*Required work*
Review the listing and copy each line that holds the word "this".

*Provided records*

○ ○ ○ ○ ○

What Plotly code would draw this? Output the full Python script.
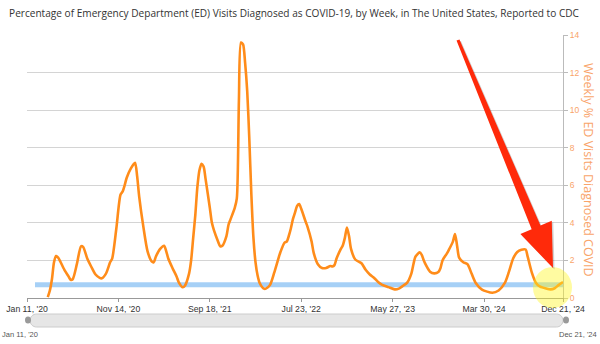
import numpy as np
import pandas as pd
import plotly.graph_objects as go

# ---------------- data ----------------
start_date = "2020-01-11"
end_date = "2024-12-21"
# week offsets (weeks since Jan 11, 2020) and weekly % of ED visits diagnosed as COVID-19
week_idx = [10, 11, 12, 13, 14, 15, 16, 18, 20, 21, 22, 24, 26, 27, 29, 31, 33, 35, 36, 38,
            40, 41, 43, 45, 46, 47, 48, 50, 52, 53, 54, 56, 58, 60, 61, 62, 64, 66, 67, 68,
            70, 72, 73, 75, 76, 78, 79, 80, 81, 82, 83, 84, 85, 86, 88, 89, 90, 92, 93, 94,
            96, 97, 98, 100, 101, 102, 103, 104, 105, 106, 107, 108, 109, 110, 111, 112, 114, 115, 117, 119,
            121, 122, 124, 125, 126, 127, 128, 129, 130, 131, 132, 134, 135, 137, 138, 140, 142, 144, 146, 147,
            148, 149, 151, 152, 153, 154, 155, 156, 158, 161, 163, 165, 167, 169, 171, 174, 177, 179, 181, 183,
            185, 186, 187, 189, 190, 191, 192, 194, 196, 198, 199, 200, 202, 203, 205, 206, 207, 208, 210, 212,
            214, 216, 219, 224, 227, 230, 232, 234, 236, 238, 240, 241, 243, 245, 247, 250, 252, 254, 256, 258]
pct_values = [0.05, 0.4, 1.0, 1.9, 2.23, 2.15, 1.95, 1.5, 1.15, 0.97, 1.0, 1.8, 2.75, 2.72, 2.1, 1.65, 1.25, 1.07, 1.05, 1.3,
              1.9, 2.1, 3.7, 5.5, 5.66, 6.0, 6.4, 6.9, 7.2, 6.5, 5.4, 3.8, 2.5, 1.95, 1.9, 2.2, 2.6, 2.78, 2.5, 2.1,
              1.6, 1.15, 0.85, 0.57, 0.65, 1.3, 2.0, 3.2, 4.4, 5.9, 6.8, 7.15, 7.0, 6.3, 4.8, 4.0, 3.6, 3.0, 2.75, 2.78,
              3.3, 3.9, 4.2, 4.8, 5.3, 10.5, 13.6, 13.5, 12.5, 11.0, 8.5, 5.5, 3.2, 1.9, 1.2, 0.8, 0.5, 0.5, 0.7, 1.35,
              2.1, 2.45, 2.95, 3.0, 3.3, 3.7, 4.2, 4.55, 4.9, 5.0, 4.75, 4.1, 3.8, 3.0, 2.4, 1.8, 1.6, 1.6, 1.7, 1.68,
              1.75, 2.1, 2.6, 2.8, 3.2, 3.75, 3.3, 2.6, 2.05, 1.85, 1.5, 1.25, 1.08, 0.85, 0.7, 0.58, 0.46, 0.5, 0.65, 0.82,
              1.3, 1.8, 2.2, 2.43, 2.3, 2.0, 1.76, 1.4, 1.31, 1.38, 1.58, 2.0, 2.35, 2.55, 3.0, 3.4, 2.8, 2.15, 1.9, 1.8,
              1.3, 0.8, 0.45, 0.28, 0.4, 0.8, 1.4, 2.1, 2.45, 2.57, 2.58, 2.2, 1.35, 0.8, 0.6, 0.5, 0.46, 0.52, 0.7, 0.85]
current_level = 0.7
tick_weeks = [0, 44, 88, 132, 176, 220, 258]
tick_labels = ["Jan 11, '20", "Nov 14, '20", "Sep 18, '21", "Jul 23, '22", "May 27, '23", "Mar 30, '24", "Dec 21, '24"]
y_ticks = [0, 2, 4, 6, 8, 10, 12, 14]

start = pd.Timestamp(start_date)
dates = start + pd.to_timedelta(np.array(week_idx) * 7, unit="D")
tick_dates = start + pd.to_timedelta(np.array(tick_weeks) * 7, unit="D")

# ---------------- layout geometry ----------------
W, H = 600, 344
L, R, T, B = 27, 37, 35, 46
PW, PH = W - L - R, H - T - B


def px(x):
    return (x - L) / PW


def py(y):
    return (H - B - y) / PH


ORANGE = "#ff8c1a"
AXIS_ORANGE = "#f9a46a"

fig = go.Figure()

fig.add_trace(go.Scatter(
    x=dates, y=pct_values, mode="lines",
    line=dict(color=ORANGE, width=2.6, shape="spline", smoothing=0.7),
    hoverinfo="x+y", showlegend=False,
))

shapes = []
# current level reference line (light blue)
shapes.append(dict(type="line", xref="paper", yref="y", x0=px(35), x1=1.0,
                   y0=current_level, y1=current_level,
                   line=dict(color="rgba(150,200,245,0.85)", width=5), layer="below"))
# yellow highlight circle
shapes.append(dict(type="circle", xref="paper", yref="paper",
                   x0=px(533), x1=px(572), y0=py(308), y1=py(267),
                   fillcolor="rgba(255,245,30,0.42)", line=dict(width=0), layer="above"))

# red arrow polygon
tail = np.array([458.0, 40.0])
tip = np.array([553.0, 268.0])
d = tip - tail
length = np.hypot(*d)
u = d / length
n = np.array([u[1], -u[0]])
head_len, head_half = 44.0, 17.0
w_tail, w_base = 1.6, 4.8
base = tip - u * head_len
pts = [tail + n * w_tail, base + n * w_base, base + n * head_half, tip,
       base - n * head_half, base - n * w_base, tail - n * w_tail]


def poly_path(points, dx=0.0, dy=0.0):
    s = ""
    for i, p in enumerate(points):
        s += ("M" if i == 0 else "L") + f"{px(p[0] + dx):.5f},{py(p[1] + dy):.5f} "
    return s + "Z"


shapes.append(dict(type="path", xref="paper", yref="paper", path=poly_path(pts, 1.5, 1.5),
                   fillcolor="rgba(0,0,0,0.18)", line=dict(width=0)))
shapes.append(dict(type="path", xref="paper", yref="paper", path=poly_path(pts),
                   fillcolor="#ff2a0a", line=dict(width=0)))

# range-slider-like bar with rounded ends (cubic approximations of semicircles)
bx0, bx1, by0, by1 = 30.0, 563.0, 314.0, 327.0
r = (by1 - by0) / 2
k = 0.5523 * r
ym = (by0 + by1) / 2
bar_path = (
    f"M{px(bx0 + r):.5f},{py(by0):.5f} L{px(bx1 - r):.5f},{py(by0):.5f} "
    f"C{px(bx1 - r + k):.5f},{py(by0):.5f} {px(bx1):.5f},{py(ym - k):.5f} {px(bx1):.5f},{py(ym):.5f} "
    f"C{px(bx1):.5f},{py(ym + k):.5f} {px(bx1 - r + k):.5f},{py(by1):.5f} {px(bx1 - r):.5f},{py(by1):.5f} "
    f"L{px(bx0 + r):.5f},{py(by1):.5f} "
    f"C{px(bx0 + r - k):.5f},{py(by1):.5f} {px(bx0):.5f},{py(ym + k):.5f} {px(bx0):.5f},{py(ym):.5f} "
    f"C{px(bx0):.5f},{py(ym - k):.5f} {px(bx0 + r - k):.5f},{py(by0):.5f} {px(bx0 + r):.5f},{py(by0):.5f} Z"
)
shapes.append(dict(type="path", xref="paper", yref="paper", path=bar_path,
                   fillcolor="#e6e6e6", line=dict(color="#cccccc", width=1)))
shapes.append(dict(type="circle", xref="paper", yref="paper", x0=px(25), x1=px(31),
                   y0=py(323.5), y1=py(316.5), fillcolor="#9a9a9a", line=dict(width=0)))
shapes.append(dict(type="circle", xref="paper", yref="paper", x0=px(563), x1=px(569),
                   y0=py(323.5), y1=py(316.5), fillcolor="#9a9a9a", line=dict(width=0)))

annotations = [
    dict(text="Weekly % ED Visits Diagnosed COVID", xref="paper", yref="paper",
         x=px(589), y=py(170), xanchor="center", yanchor="middle", showarrow=False, textangle=90,
         font=dict(family="Open Sans", size=12.5, color=AXIS_ORANGE)),
    dict(text=tick_labels[0], xref="paper", yref="paper", x=px(0), y=py(334),
         xanchor="left", yanchor="middle",
         showarrow=False, font=dict(family="Liberation Sans", size=7.5, color="#555")),
    dict(text=tick_labels[-1], xref="paper", yref="paper", x=px(599), y=py(334),
         xanchor="right", yanchor="middle",
         showarrow=False, font=dict(family="Liberation Sans", size=7.5, color="#555")),
]

fig.update_layout(
    width=W, height=H,
    margin=dict(l=L, r=R, t=T, b=B, pad=0, autoexpand=False),
    paper_bgcolor="white", plot_bgcolor="white",
    title=dict(text="Percentage of Emergency Department (ED) Visits Diagnosed as COVID-19, by Week, in The United States, Reported to CDC",
               x=0.49, xanchor="center", y=0.962, yanchor="middle",
               font=dict(family="Open Sans", size=10.1, color="#333")),
    xaxis=dict(range=[start, pd.Timestamp(end_date)], tickvals=tick_dates, ticktext=tick_labels,
               showgrid=False, showline=True, linecolor="#999", linewidth=1, automargin=False,
               ticks="outside", ticklen=3, tickcolor="#999",
               tickfont=dict(family="Liberation Sans", size=8.7, color="#333"), zeroline=False),
    yaxis=dict(side="right", range=[0, 14], tickvals=y_ticks, showgrid=True, automargin=False,
               gridcolor="#d4d4d4", gridwidth=1, showline=True, linecolor="#bbb",
               ticks="outside", ticklen=4, tickcolor="#bbb", zeroline=False,
               tickfont=dict(family="Liberation Sans", size=8.5, color=AXIS_ORANGE)),
    shapes=shapes, annotations=annotations,
)

fig.write_html("out.html")
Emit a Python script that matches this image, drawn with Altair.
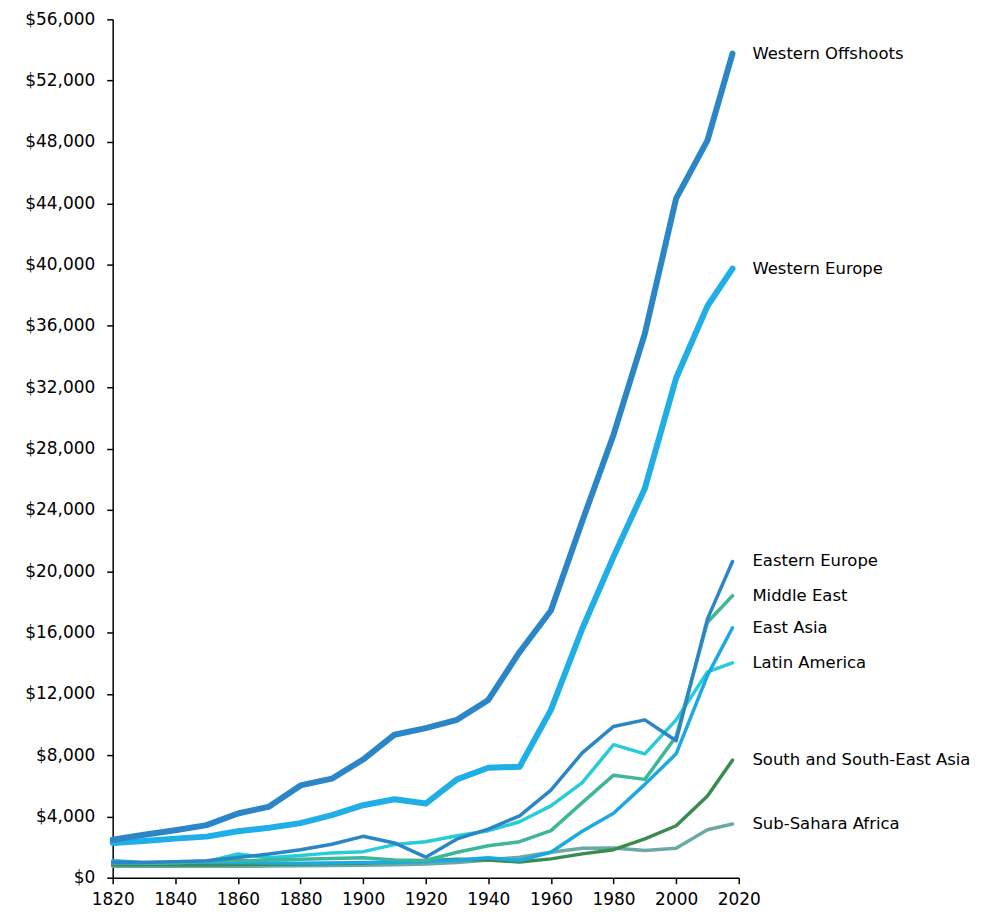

○ ○ ○ ○ ○

*Response below*
What Plotly code would draw this? Output the full Python script.
Emit a Python script that matches this image, drawn with Altair.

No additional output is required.